### PROMPT
Retype word for word the first line of the listing and each line after it up to the line with "-0.72, -0.37, -0.12]", with the pictures taken out.

........

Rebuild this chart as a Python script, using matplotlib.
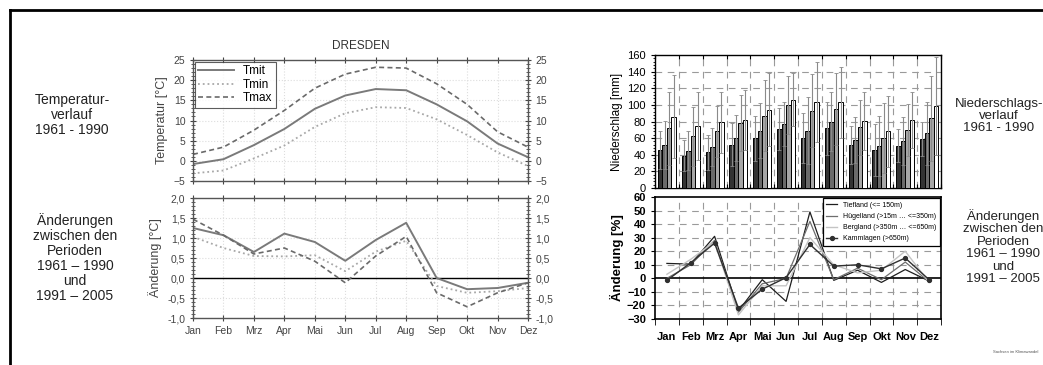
import matplotlib
matplotlib.use("Agg")
import matplotlib.pyplot as plt
import numpy as np
from matplotlib.ticker import MultipleLocator, FuncFormatter
from matplotlib.lines import Line2D

plt.rcParams["font.family"] = ["Liberation Sans", "DejaVu Sans"]

# --- data -------------------------------------------------------------
months = ["Jan", "Feb", "Mrz", "Apr", "Mai", "Jun", "Jul", "Aug", "Sep", "Okt", "Nov", "Dez"]

# Dresden 1961-1990
tmit = [-0.8, 0.4, 3.9, 7.9, 12.9, 16.2, 17.8, 17.5, 14.0, 9.8, 4.3, 0.9]
tmin = [-3.1, -2.4, 0.6, 3.8, 8.4, 11.8, 13.3, 13.1, 10.3, 6.4, 2.1, -1.3]
tmax = [1.6, 3.4, 7.6, 12.5, 18.0, 21.5, 23.2, 23.0, 19.1, 14.0, 7.2, 3.4]

# change 1991-2005 vs 1961-1990
d_tmit = [1.25, 1.07, 0.65, 1.11, 0.90, 0.43, 0.95, 1.38, 0.0, -0.28, -0.25, -0.12]
d_tmin = [1.03, 0.75, 0.55, 0.54, 0.57, 0.17, 0.66, 0.93, -0.20, -0.37, -0.33, -0.25]
d_tmax = [1.47, 1.07, 0.60, 0.75, 0.42, -0.12, 0.55, 1.04, -0.37, -0.72, -0.37, -0.12]

# precipitation 1961-1990 [mm] and spread
regions = ["Tiefland (<= 150m)", "Hügelland (>15m … <=350m)",
           "Bergland (>350m … <=650m)", "Kammlagen (>650m)"]
p_tief = [46, 39, 43, 52, 60, 71, 60, 72, 52, 46, 51, 59]
p_hueg = [52, 45, 49, 60, 69, 77, 69, 80, 58, 51, 57, 66]
p_berg = [72, 62, 68, 78, 87, 100, 93, 95, 73, 60, 70, 84]
p_kamm = [86, 75, 79, 82, 94, 106, 103, 103, 81, 68, 82, 99]
sd_tief = [23, 19, 21, 26, 27, 25, 30, 32, 23, 31, 20, 20]
sd_hueg = [29, 23, 23, 28, 33, 27, 40, 36, 28, 36, 29, 38]
sd_berg = [44, 35, 31, 34, 43, 35, 44, 43, 33, 42, 31, 51]
sd_kamm = [50, 41, 37, 36, 44, 32, 48, 43, 35, 43, 34, 59]

# precipitation change [%]
c_tief = [11, 10.5, 31, -24, -1, -17, 49, -1.5, 6, -3, 6.5, -2]
c_hueg = [0, 10, 28, -25, -4, 0, 42, -1, 7.5, -1, 12, -2.5]
c_berg = [3, 14, 27, -27, -5.5, -5.5, 30, 10, 4, 6, 20, -3]
c_kamm = [-1.5, 11.5, 26, -22, -8, 0.5, 25, 9, 10, 7, 15, -1]

# --- figure -----------------------------------------------------------
W, H = 1043, 365
fig = plt.figure(figsize=(W / 100, H / 100), dpi=100)


def box(x0, y0, x1, y1):
    # pixel box -> figure fraction
    return [x0 / W, 1 - y1 / H, (x1 - x0) / W, (y1 - y0) / H]


# frame of the slide
fig.add_artist(Line2D([10 / W, 10 / W], [0, 1 - 10 / H], color="black", lw=2))
fig.add_artist(Line2D([10 / W, 1], [1 - 10 / H, 1 - 10 / H], color="black", lw=2))

x = np.arange(12)
comma = FuncFormatter(lambda v, p: f"{v:.1f}".replace(".", ","))
tc = "#444444"


def style_left(ax):
    ax.set_xlim(0, 11)
    ax.set_xticks(x)
    ax.tick_params(axis="both", which="both", direction="inout", top=True, right=True,
                   labelright=True, labelsize=7.5, colors=tc, length=4, width=0.8)
    ax.tick_params(which="minor", length=2.5, width=0.6)
    ax.grid(True, which="major", color="#dddddd", ls=":", lw=0.8)
    for s in ax.spines.values():
        s.set_color("#555555")
        s.set_linewidth(1.0)


ax1 = fig.add_axes(box(193, 60, 528, 181))
ax1.plot(x, tmit, color="#7a7a7a", lw=1.4, label="Tmit")
ax1.plot(x, tmin, color="#a8a8a8", lw=1.3, ls=":", label="Tmin")
ax1.plot(x, tmax, color="#6a6a6a", lw=1.2, ls=(0, (3, 2)), label="Tmax")
ax1.set_ylim(-5, 25)
ax1.yaxis.set_major_locator(MultipleLocator(5))
ax1.yaxis.set_minor_locator(MultipleLocator(1))
style_left(ax1)
ax1.tick_params(labelbottom=False)
ax1.set_ylabel("Temperatur [°C]", fontsize=9, color=tc, labelpad=4)
ax1.set_title("DRESDEN", fontsize=8.5, color="#333333", pad=8)
leg = ax1.legend(loc="upper left", fontsize=8.5, frameon=True, fancybox=False,
                 handlelength=3.0, borderpad=0.3, labelspacing=0.12,
                 borderaxespad=0.15)
leg.get_frame().set_edgecolor("#333333")
leg.get_frame().set_linewidth(0.8)

ax2 = fig.add_axes(box(193, 198, 528, 318))
ax2.axhline(0, color="black", lw=1.0)
ax2.plot(x, d_tmit, color="#7a7a7a", lw=1.4)
ax2.plot(x, d_tmin, color="#a8a8a8", lw=1.3, ls=":")
ax2.plot(x, d_tmax, color="#6a6a6a", lw=1.2, ls=(0, (3, 2)))
ax2.set_ylim(-1.0, 2.0)
ax2.yaxis.set_major_locator(MultipleLocator(0.5))
ax2.yaxis.set_minor_locator(MultipleLocator(0.1))
ax2.yaxis.set_major_formatter(comma)
style_left(ax2)
ax2.set_xticklabels(months)
ax2.set_ylabel("Änderung [°C]", fontsize=9, color=tc, labelpad=4)

# --- precipitation bars -----------------------------------------------
ax3 = fig.add_axes(box(655, 55, 941, 188))
bar_vals = [p_tief, p_hueg, p_berg, p_kamm]
bar_sds = [sd_tief, sd_hueg, sd_berg, sd_kamm]
bar_cols = ["#333333", "#6a6a6a", "#a6a6a6", "#ffffff"]
offs = [-0.285, -0.095, 0.095, 0.285]
for vals, sds, col, o in zip(bar_vals, bar_sds, bar_cols, offs):
    ax3.bar(x + o, vals, width=0.19, color=col, edgecolor="black", lw=0.7, zorder=3)
    ax3.errorbar(x + o, vals, yerr=sds, fmt="none", ecolor="#8a8a8a",
                 elinewidth=0.8, capsize=1.5, capthick=0.6, zorder=4)
ax3.set_xlim(-0.5, 11.5)
ax3.set_ylim(0, 160)
ax3.yaxis.set_major_locator(MultipleLocator(20))
ax3.yaxis.set_minor_locator(MultipleLocator(4))
ax3.set_xticks(np.arange(-0.5, 12, 1))
ax3.tick_params(axis="x", labelbottom=False, length=3, direction="in", top=True)
ax3.tick_params(axis="y", labelsize=8, length=3, direction="out")
ax3.tick_params(axis="y", which="minor", length=1.5)
for v in np.arange(0.5, 11, 1):
    ax3.axvline(v, color="#9a9a9a", ls=(0, (6, 5)), lw=0.8, zorder=1)
for v in range(20, 160, 20):
    ax3.axhline(v, color="#9a9a9a", ls=(0, (6, 5)), lw=0.8, zorder=1)
for s in ax3.spines.values():
    s.set_linewidth(1.0)
ax3.set_ylabel("Niederschlag [mm]", fontsize=8.5, labelpad=3)

# --- precipitation change ---------------------------------------------
ax4 = fig.add_axes(box(655, 197, 941, 319))
ax4.axhline(0, color="black", lw=1.2, zorder=2)
ax4.plot(x, c_tief, color="#1e1e1e", lw=0.9, label=regions[0], zorder=3)
ax4.plot(x, c_hueg, color="#6e6e6e", lw=0.9, label=regions[1], zorder=3)
ax4.plot(x, c_berg, color="#c4c4c4", lw=1.0, label=regions[2], zorder=3)
ax4.plot(x, c_kamm, color="#303030", lw=1.0, marker="o", ms=2.8,
         label=regions[3], zorder=4)
ax4.set_xlim(-0.5, 11.5)
ax4.set_ylim(-30, 60)
ax4.yaxis.set_major_locator(MultipleLocator(10))
ax4.set_xticks(x)
ax4.set_xticklabels(months, fontweight="bold")
ax4.set_xticks(np.arange(-0.5, 12, 1), minor=True)
ax4.tick_params(axis="x", which="major", length=0, labelsize=8, pad=9)
ax4.tick_params(axis="x", which="minor", length=4, direction="out")
ax4.tick_params(axis="y", labelsize=8, length=3)
for lab in ax4.get_yticklabels():
    lab.set_fontweight("bold")
for v in np.arange(0.5, 11, 1):
    ax4.axvline(v, color="#9a9a9a", ls=(0, (6, 5)), lw=0.8, zorder=1)
for v in range(-20, 60, 10):
    if v != 0:
        ax4.axhline(v, color="#9a9a9a", ls=(0, (6, 5)), lw=0.8, zorder=1)
for s in ax4.spines.values():
    s.set_linewidth(1.2)
ax4.set_ylabel("Änderung [%]", fontsize=9.5, fontweight="bold", labelpad=2)
leg2 = ax4.legend(loc="upper right", fontsize=5, frameon=True, fancybox=False,
                  handlelength=1.6, borderpad=0.5, labelspacing=0.6,
                  borderaxespad=0.2, framealpha=1)
leg2.get_frame().set_edgecolor("black")
leg2.get_frame().set_linewidth(0.9)

# --- side captions ----------------------------------------------------
cap = dict(ha="center", va="center", fontsize=10, color="#222222", linespacing=1.1)
fig.text(72 / W, 1 - 115 / H, "Temperatur-\nverlauf\n1961 - 1990", **cap)
fig.text(75 / W, 1 - 258 / H,
         "Änderungen\nzwischen den\nPerioden\n1961 – 1990\nund\n1991 – 2005", **cap)
cap_r = dict(cap, fontsize=9.5, linespacing=1.05)
fig.text(999 / W, 1 - 116 / H, "Niederschlags-\nverlauf\n1961 - 1990", **cap_r)
fig.text(1003 / W, 1 - 247 / H,
         "Änderungen\nzwischen den\nPerioden\n1961 – 1990\nund\n1991 – 2005", **cap_r)
fig.text(993 / W, 1 - 352 / H, "Sachsen im Klimawandel", fontsize=3, color="#555555",
         va="center")

fig.savefig("out.png", dpi=100)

........

### COMPLETE ANSWER
Rebuild this chart as a Python script, using matplotlib.
import matplotlib
matplotlib.use("Agg")
import matplotlib.pyplot as plt
import numpy as np
from matplotlib.ticker import MultipleLocator, FuncFormatter
from matplotlib.lines import Line2D

plt.rcParams["font.family"] = ["Liberation Sans", "DejaVu Sans"]

# --- data -------------------------------------------------------------
months = ["Jan", "Feb", "Mrz", "Apr", "Mai", "Jun", "Jul", "Aug", "Sep", "Okt", "Nov", "Dez"]

# Dresden 1961-1990
tmit = [-0.8, 0.4, 3.9, 7.9, 12.9, 16.2, 17.8, 17.5, 14.0, 9.8, 4.3, 0.9]
tmin = [-3.1, -2.4, 0.6, 3.8, 8.4, 11.8, 13.3, 13.1, 10.3, 6.4, 2.1, -1.3]
tmax = [1.6, 3.4, 7.6, 12.5, 18.0, 21.5, 23.2, 23.0, 19.1, 14.0, 7.2, 3.4]

# change 1991-2005 vs 1961-1990
d_tmit = [1.25, 1.07, 0.65, 1.11, 0.90, 0.43, 0.95, 1.38, 0.0, -0.28, -0.25, -0.12]
d_tmin = [1.03, 0.75, 0.55, 0.54, 0.57, 0.17, 0.66, 0.93, -0.20, -0.37, -0.33, -0.25]
d_tmax = [1.47, 1.07, 0.60, 0.75, 0.42, -0.12, 0.55, 1.04, -0.37, -0.72, -0.37, -0.12]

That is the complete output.